When something you live inside starts to loosen

I don’t think there was a single moment where I consciously decided to disconnect from the uniform or the role. It happened quietly, almost subconsciously.


I left university on a Friday in 2005 and became a sworn police officer the following Monday. There was no gap. No transition. Policing didn’t just become my job, it became my life. Over the years, that showed up everywhere.


Off-duty arrests. Additional days worked without hesitation. Conversations dominated by work stories to the point my wife used to get bored of hearing me talk when we visited her family. At the time, I didn’t see that as a problem. It was commitment. It was pride.


I carried my warrant card religiously. I wouldn’t even walk the dog without it, just in case I needed it. It felt like part of my existence, something that had to be on me at all times.


And sometimes, it was needed.


I remember commandeering a PCSO’s radio to help deal with two burglars breaking into a local brewery, all off the back of a wave of the magic warrant card. Moments like that reinforced the idea that you are never really off duty. That the role follows you everywhere.


For a long time, that felt right.


The small shifts you don’t notice at first

What changed wasn’t dramatic. It was subtle.


I started to notice the awareness fade. The days I realised I’d left my warrant card at home while going to the shops. Or left it in the car all weekend because it had fallen under the seat. Where that would once have sent me into panic, it suddenly didn’t.


The card hadn’t stopped working. I had stopped centring it.


At the same time, I was experiencing some of the cultural shifts I’ve mentioned before. Isolated instances of bullying. Moments of quiet ostracisation. Nothing headline-worthy, but enough to make alignment harder to maintain.


I didn’t make a decision then. I just noticed the distance.


When the future you were aiming for becomes complicated

In 2022, I trekked to Everest Base Camp with my oldest son, who was thirteen at the time. We went as a group of four initially, my dad, his friend, me, and my son, and then joined a wider group once we reached Kathmandu.


Two of the group were Americans connected to policing in the US, and we spent hours talking about the differences between UK and US policing. It was fascinating. Energising. At that point, everything still revolved around the job.


I was deep into my exams for Chief Firearms Instructor. The focus was on becoming CFI, achieving Inspector rank, establishing myself, and maybe going higher. The path felt clear.


By the end of that year, one conversation changed how that path felt.


It wasn’t a dramatic event. Just a glimpse of a darker side that tainted what had once felt straightforward. The trajectory I’d been aiming for no longer felt clean.


When you realise how you would now introduce yourself

Later, as I began tentatively exploring a future away from policing, I had a realisation that hit harder than I expected.

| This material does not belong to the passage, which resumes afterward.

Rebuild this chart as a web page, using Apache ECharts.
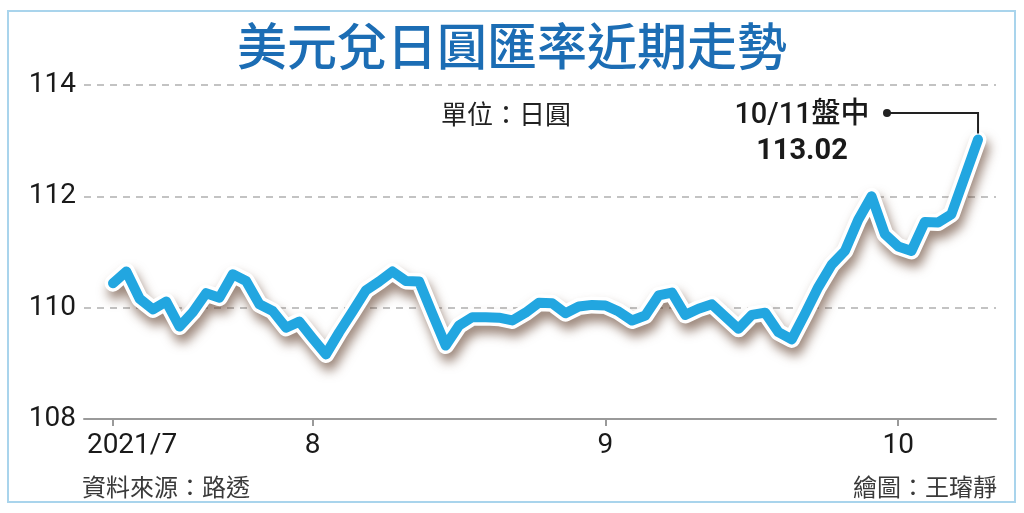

If I had gone on that Everest trek now, I wouldn’t have introduced myself as Gav the Chief Firearms Instructor. I would have introduced myself as Gav the author, public speaker, and screenwriter.


For years, writing and creativity had been the hobby. The side quest. The thing I did around the edges of the “real” job.


Somehow, without any formal decision, the tables had turned.


That realisation hurt.


It wasn’t a clean switch. There was no moment of certainty or relief. Instead, it brought doubt. I questioned my validity. My worth. More uncomfortably, I questioned whether I had wasted my life up to that point.


The answer to that question was no. But it didn’t arrive instantly.


When pride and alignment start to pull apart

What made it harder was that the path I was on now felt tainted not just by what I was seeing in the organisation, but by how little it reflected my own values anymore.


The identity I had been proud of for so long began to feel at odds with me. That dissonance took time to understand, and longer to accept.


I didn’t leave then.

I didn’t act.

I didn’t tell anyone.


But something had shifted.


The uniform still fitted.

The role still functioned.

But it no longer felt entirely mine.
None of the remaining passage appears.